Итак, Метлок спрашивает меня: почему я отказываюсь от приглашения правительства США посетить мемориал Эйзенхауэров в день столетнего юбилея президента? Отвечаю: потому, что начиная с 1977 года мы не раз и не два навещали могилы Дуайта и Мэми, близких нам с супругой людей. Мы и впредь будем их навещать. Но мы ни в коем случае не станем участниками осквернения их светлой памяти арбатовыми–боровиками, — стадом рептилий, десятками лет изощряющихся в клевете на нашего друга и спасителя… Взрываются–то все они за бугор не к абилинским могилам. Отнюдь. Но «за кофточкими», как говорят в России, И уж вам–то это надлежит знать, господин посол…

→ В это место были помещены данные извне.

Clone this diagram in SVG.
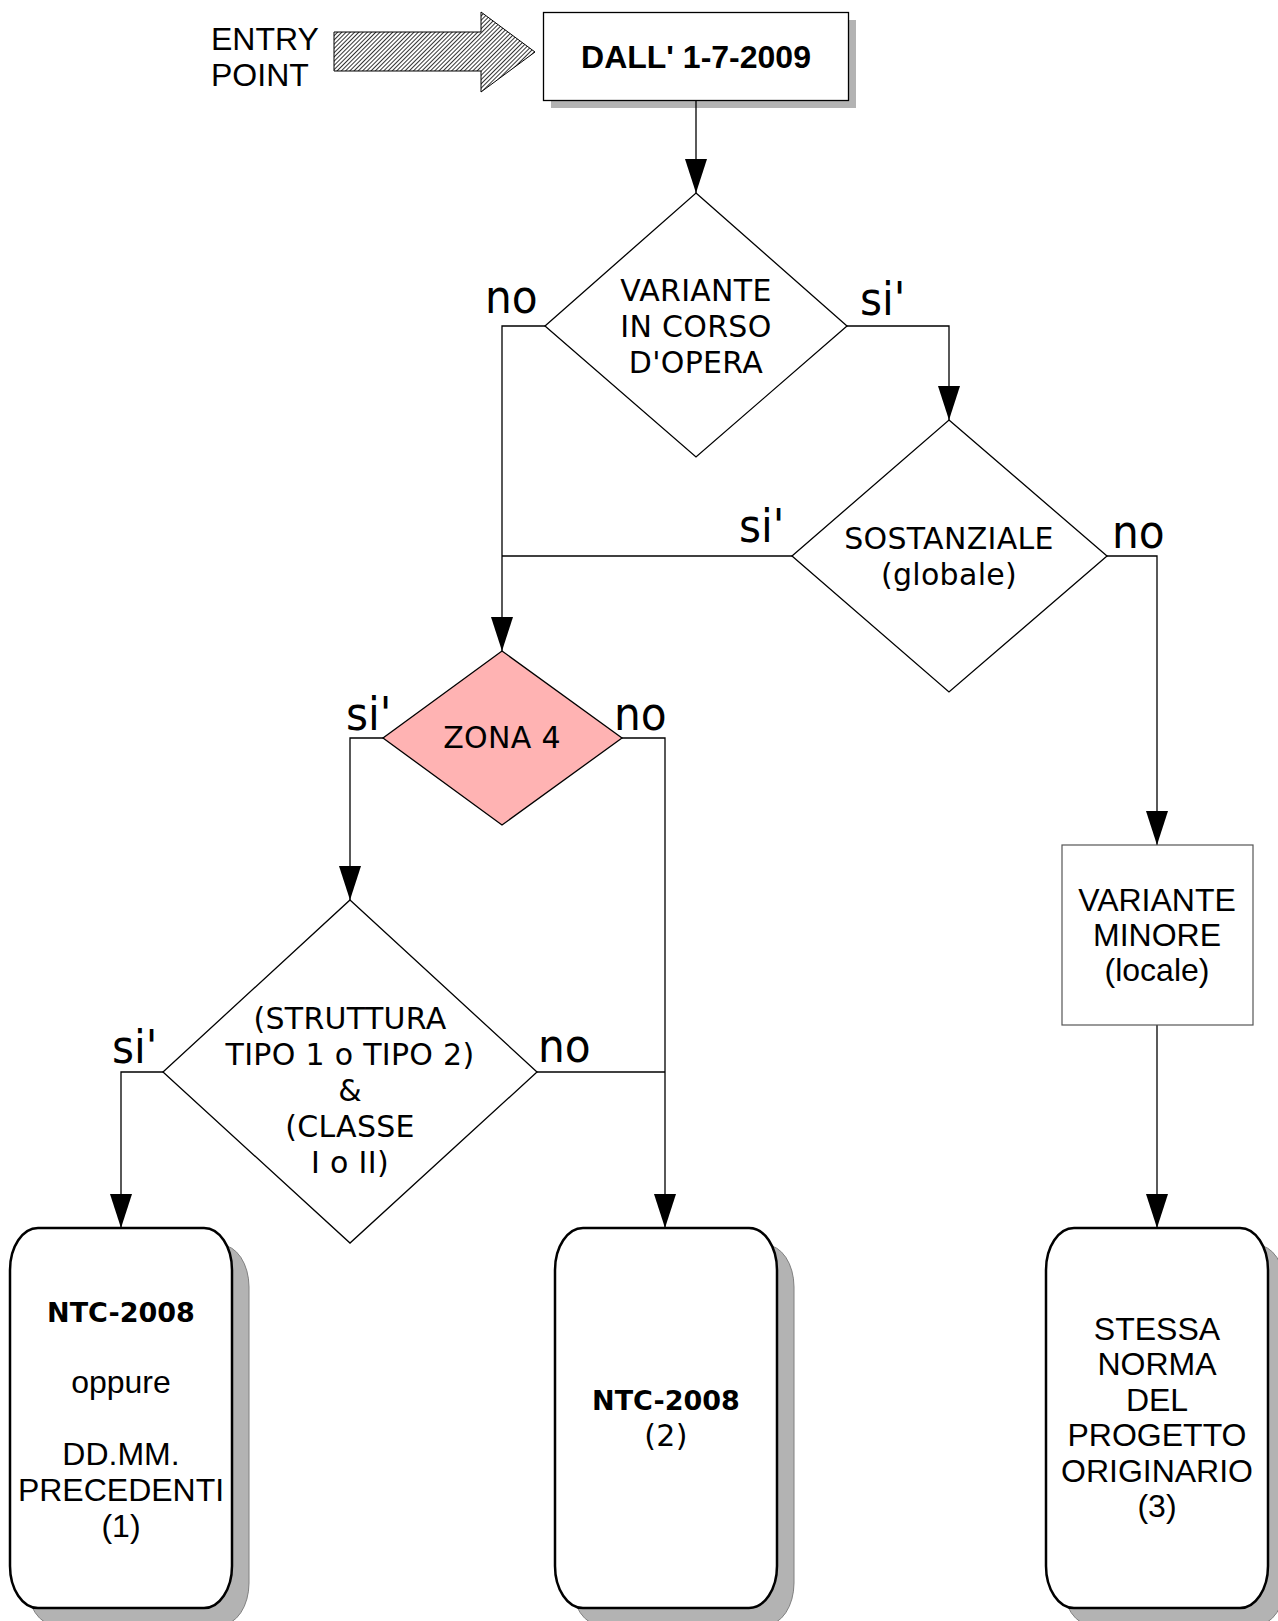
<svg xmlns="http://www.w3.org/2000/svg" width="1278" height="1621" viewBox="0 0 1278 1621">
<style>
.conn{fill:none;stroke:#000;stroke-width:1.3}
.dia{fill:#fff;stroke:#000;stroke-width:1.3}
.t{font-family:"DejaVu Sans",sans-serif;font-size:30px;letter-spacing:0.3px;fill:#000;text-anchor:middle}
.lab{font-family:"DejaVu Sans Condensed","DejaVu Sans",sans-serif;font-size:47px;fill:#000}
.a{font-family:"Liberation Sans",Arial,sans-serif;font-size:32px;fill:#000;text-anchor:middle}
.b{font-family:"DejaVu Sans",sans-serif;font-weight:bold;font-size:27px;fill:#000;text-anchor:middle}
.shadow{fill:#b3b3b3;stroke:#808080;stroke-width:1}
.term{fill:#fff;stroke:#000;stroke-width:2.5}
</style>
<defs>
<marker id="arr" markerUnits="userSpaceOnUse" markerWidth="34" markerHeight="22" refX="34" refY="11" orient="auto">
<path d="M0,0 L34,11 L0,22 z" fill="#000"/>
</marker>
<pattern id="hatch" patternUnits="userSpaceOnUse" width="3" height="3" patternTransform="rotate(45)">
<rect width="3" height="3" fill="#fff"/>
<line x1="0" y1="0" x2="0" y2="3" stroke="#000" stroke-width="1.6"/>
</pattern>
</defs>
<rect width="1278" height="1621" fill="#fff"/>

<g id="entry">
<text class="a" style="text-anchor:start" x="211" y="50">ENTRY</text>
<text class="a" style="text-anchor:start" x="211" y="86">POINT</text>
<polygon points="334,32 481,32 481,12 535,52 481,92 481,71 334,71" fill="url(#hatch)" stroke="#000" stroke-width="1"/>
</g>

<g id="start">
<rect x="551" y="20" width="305" height="88" fill="#b3b3b3"/>
<rect x="543.5" y="12.5" width="305" height="88" fill="#fff" stroke="#000" stroke-width="1.3"/>
<text class="a" style="font-weight:bold" x="696" y="68">DALL' 1-7-2009</text>
</g>

<g id="connectors">
<path class="conn" d="M696,101 V193" marker-end="url(#arr)"/>
<path class="conn" d="M545,326 H502 V651" marker-end="url(#arr)"/>
<path class="conn" d="M847,326 H949 V420" marker-end="url(#arr)"/>
<path class="conn" d="M792,556 H502"/>
<path class="conn" d="M1107,556 H1157 V845" marker-end="url(#arr)"/>
<path class="conn" d="M383,738 H350 V900" marker-end="url(#arr)"/>
<path class="conn" d="M622,738 H665 V1228" marker-end="url(#arr)"/>
<path class="conn" d="M163,1072 H121 V1228" marker-end="url(#arr)"/>
<path class="conn" d="M537,1072 H665"/>
<path class="conn" d="M1157,1025 V1228" marker-end="url(#arr)"/>
</g>

<g id="variante">
<polygon class="dia" points="696,193 847,326 696,457 545,326"/>
<text class="t" x="696" y="301">VARIANTE</text>
<text class="t" x="696" y="337">IN CORSO</text>
<text class="t" x="696" y="373">D'OPERA</text>
<text class="lab" x="485" y="313">no</text>
<text class="lab" x="860" y="315">si'</text>
</g>

<g id="sostanziale">
<polygon class="dia" points="949,420 1107,556 949,692 792,556"/>
<text class="t" x="949" y="549">SOSTANZIALE</text>
<text class="t" x="949" y="585">(globale)</text>
<text class="lab" x="739" y="542">si'</text>
<text class="lab" x="1112" y="548">no</text>
</g>

<g id="zona4">
<polygon class="dia" style="fill:#ffb3b3" points="502,651 622,738 502,825 383,738"/>
<text class="t" x="502" y="748">ZONA 4</text>
<text class="lab" x="346" y="730">si'</text>
<text class="lab" x="614" y="730">no</text>
</g>

<g id="struttura">
<polygon class="dia" points="350,900 537,1072 350,1243 163,1072"/>
<text class="t" x="350" y="1029">(STRUTTURA</text>
<text class="t" x="350" y="1065">TIPO 1 o TIPO 2)</text>
<text class="t" x="350" y="1101">&amp;</text>
<text class="t" x="350" y="1137">(CLASSE</text>
<text class="t" x="350" y="1173">I o II)</text>
<text class="lab" x="112" y="1063">si'</text>
<text class="lab" x="538" y="1062">no</text>
</g>

<g id="minore">
<rect x="1062" y="845" width="191" height="180" fill="#fff" stroke="#555" stroke-width="1.2"/>
<text class="a" x="1157" y="911">VARIANTE</text>
<text class="a" x="1157" y="946">MINORE</text>
<text class="a" x="1157" y="981">(locale)</text>
</g>

<g id="out1">
<rect class="shadow" x="27" y="1245" width="222" height="380" rx="28" ry="42"/>
<rect class="term" x="10" y="1228" width="222" height="380" rx="28" ry="42"/>
<text class="b" x="121" y="1322">NTC-2008</text>
<text class="a" x="121" y="1393">oppure</text>
<text class="a" x="121" y="1465">DD.MM.</text>
<text class="a" x="121" y="1501">PRECEDENTI</text>
<text class="a" x="121" y="1537">(1)</text>
</g>

<g id="out2">
<rect class="shadow" x="572" y="1245" width="222" height="380" rx="28" ry="42"/>
<rect class="term" x="555" y="1228" width="222" height="380" rx="28" ry="42"/>
<text class="b" x="666" y="1410">NTC-2008</text>
<text class="t" x="666" y="1446">(2)</text>
</g>

<g id="out3">
<rect class="shadow" x="1063" y="1245" width="222" height="380" rx="28" ry="42"/>
<rect class="term" x="1046" y="1228" width="222" height="380" rx="28" ry="42"/>
<text class="a" x="1157" y="1340">STESSA</text>
<text class="a" x="1157" y="1375">NORMA</text>
<text class="a" x="1157" y="1411">DEL</text>
<text class="a" x="1157" y="1446">PROGETTO</text>
<text class="a" x="1157" y="1482">ORIGINARIO</text>
<text class="a" x="1157" y="1517">(3)</text>
</g>
</svg>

…Пусть в ситуации не аналогичной, но хорошо мне знакомый писатель как–то проговорился: «Мне трудно ответить на вопрос, зачем я всё это рассказываю. Но стремление сохранить в людской памяти то, что безвозвратно исчезает, — одно из сильнейших человеческих побуждений…» В данном случае и я ему подчиняюсь.

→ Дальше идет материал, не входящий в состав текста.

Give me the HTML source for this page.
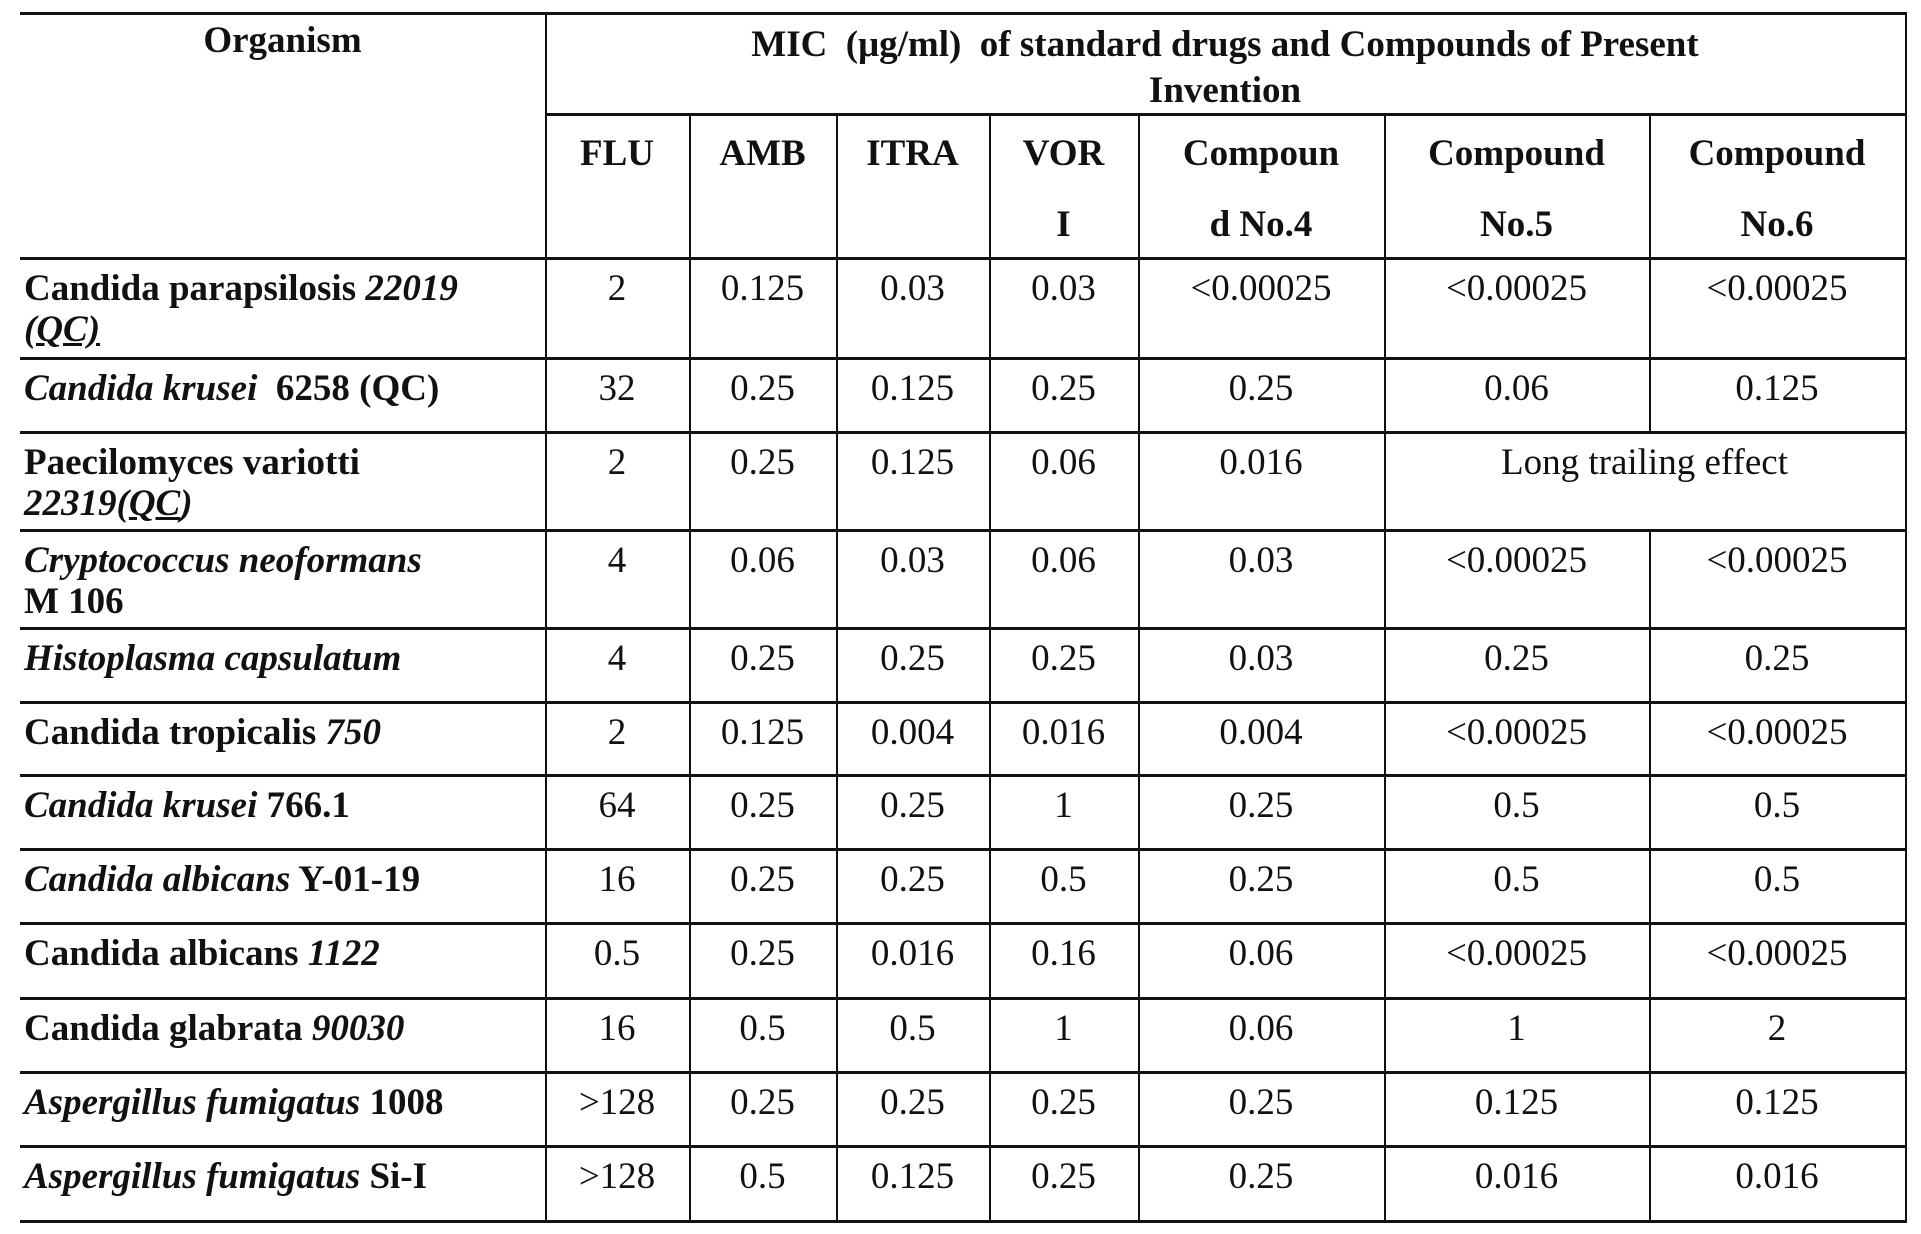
<!DOCTYPE html>
<html><head><meta charset="utf-8"><style>
body{margin:0;background:#fff;}
#t{position:relative;width:1921px;height:1234px;overflow:hidden;background:#fff;font-family:"Liberation Serif",serif;color:#111;}
.h{position:absolute;height:3px;background:#111;}
.v{position:absolute;width:2px;background:#111;}
.c{position:absolute;font-size:37px;line-height:41px;text-align:center;white-space:nowrap;}
.b{font-weight:bold;}
.l{text-align:left;}
</style></head><body>
<div id="t"></div>
<script>
const colX=[20,545,689,836,989,1138,1384,1649,1905];
const rowY=[258,358,432,530,628,702,775,849,923,998,1072,1146,1221];
const headers=["FLU","AMB","ITRA","VOR<br>I","Compoun<br>d No.4","Compound<br>No.5","Compound<br>No.6"];
const organisms=["<b>Candida parapsilosis <i>22019<br><u>(QC)</u></i></b>","<b><i>Candida krusei</i>&nbsp; 6258 (QC)</b>","<b>Paecilomyces variotti<br><i>22319(<u>QC</u>)</i></b>","<b><i>Cryptococcus neoformans</i><br>M 106</b>","<b><i>Histoplasma capsulatum</i></b>","<b>Candida tropicalis <i>750</i></b>","<b><i>Candida krusei</i> 766.1</b>","<b><i>Candida albicans</i> Y-01-19</b>","<b>Candida albicans <i>1122</i></b>","<b>Candida glabrata <i>90030</i></b>","<b><i>Aspergillus fumigatus</i> 1008</b>","<b><i>Aspergillus fumigatus</i> Si-I</b>"];
const values=[
["2","0.125","0.03","0.03","&lt;0.00025","&lt;0.00025","&lt;0.00025"],
["32","0.25","0.125","0.25","0.25","0.06","0.125"],
["2","0.25","0.125","0.06","0.016","Long trailing effect",null],
["4","0.06","0.03","0.06","0.03","&lt;0.00025","&lt;0.00025"],
["4","0.25","0.25","0.25","0.03","0.25","0.25"],
["2","0.125","0.004","0.016","0.004","&lt;0.00025","&lt;0.00025"],
["64","0.25","0.25","1","0.25","0.5","0.5"],
["16","0.25","0.25","0.5","0.25","0.5","0.5"],
["0.5","0.25","0.016","0.16","0.06","&lt;0.00025","&lt;0.00025"],
["16","0.5","0.5","1","0.06","1","2"],
["&gt;128","0.25","0.25","0.25","0.25","0.125","0.125"],
["&gt;128","0.5","0.125","0.25","0.25","0.016","0.016"]];
const T=document.getElementById('t');
function add(cls,st,html){const d=document.createElement('div');d.className=cls;Object.assign(d.style,st);if(html!==undefined)d.innerHTML=html;T.appendChild(d);return d;}
let e=add('h',{left:colX[0]+'px',top:'12px',width:(colX[8]-colX[0]+2)+'px'});


e=add('h',{left:colX[1]+'px',top:'113px',width:(colX[8]-colX[1]+2)+'px'});


rowY.forEach((y,i)=>{const l=add('h',{left:colX[0]+'px',top:(y-1)+'px',width:(colX[8]-colX[0]+2)+'px'});

});
colX.slice(1).forEach((x,i)=>{const ci=i+1;
 if(ci===1||ci===8){const l=add('v',{left:x+'px',top:'12px',height:(rowY[12]-12)+'px'});
 
 return;}
 if(ci===7){const a=add('v',{left:x+'px',top:'113px',height:(rowY[2]-113)+'px'});
 
 
 const b=add('v',{left:x+'px',top:rowY[3]+'px',height:(rowY[12]-rowY[3])+'px'});
 
 return;}
 const l=add('v',{left:x+'px',top:'113px',height:(rowY[12]-113)+'px'});
 
 });
e=add('c b',{left:colX[0]+'px',width:(colX[1]-colX[0])+'px',top:'20px'},'Organism');


e=add('c b',{left:colX[1]+'px',width:(colX[8]-colX[1])+'px',top:'22px',lineHeight:'46px'},'MIC&nbsp; (μg/ml)&nbsp; of standard drugs and Compounds of Present<br>Invention');


headers.forEach((h,i)=>{const d=add('c b',{left:colX[i+1]+'px',width:(colX[i+2]-colX[i+1])+'px',top:'118px',lineHeight:'71px'},h);

});
organisms.forEach((o,r)=>{const top=rowY[r]+10;
 const d=add('c l',{left:(colX[0]+4)+'px',top:top+'px'},o);
 
 
 values[r].forEach((v,ci)=>{if(v===null)return;
  let w=colX[ci+2]-colX[ci+1];
  if(ci===5&&values[r][6]===null)w=colX[8]-colX[6];
  const c=add('c',{left:colX[ci+1]+'px',width:w+'px',top:top+'px'},v);
  
  });});
</script>
</body></html>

Между тем, события 1990 года, и в их числе которым был я генератором, привели было растерявшегося Алексахина к «открытию»: Он решил, что нашелся человек, тем более дружески к нему расположенный, который заступит пост правоохранителя, оставленный им по немощи. Он поверил в меня. Решил, что я всё могу. И спровоцировал новую попытку, но теперь уже публичного, на многомиллионную аудиторию, раскрытия и осуждения давнего преступления предавшей его политической системы…
Не сомневаюсь, — он хорошо представлял все роковые последствия, — для себя и для меня, — своего решения. И я не осуждал его в то время, когда решение это принималось. Ведь оно стало спонтанной реакцией на убийство его друга и духовника протоиерея Александра Владимировича Меня. И сейчас — много лет спустя после роковой для о. Александра даты 9–го сентября 1990 года — задним числом тем более не берусь судить моего товарища. Ведь и сам я понимал, чем может окончиться наша попытка высветить хотя бы «Хлебное дело», и по сей день скрываемое от России. А в ней уже вовсю свирепствовала откровенная делёжка национального достояния. И облеченная властью уголовщина отбросила ненужные вериги пусть всего лишь косметической законности. Другое дело — я ощущал некую досаду, связанную с тем, что затеянное Иваном Павловичем именно после выхода «Последнего свидетеля» может сорвать моё выступление на Третьей чрезвычайной конференции немецкого общества «Возрождение», назначенное на 14 августа, — выступление очень важное для «русских» немцев и, конечно же, чреватое последствиями для меня. Тогда я сумел уговорить его повременить с «Бакинским этапом». И был прав.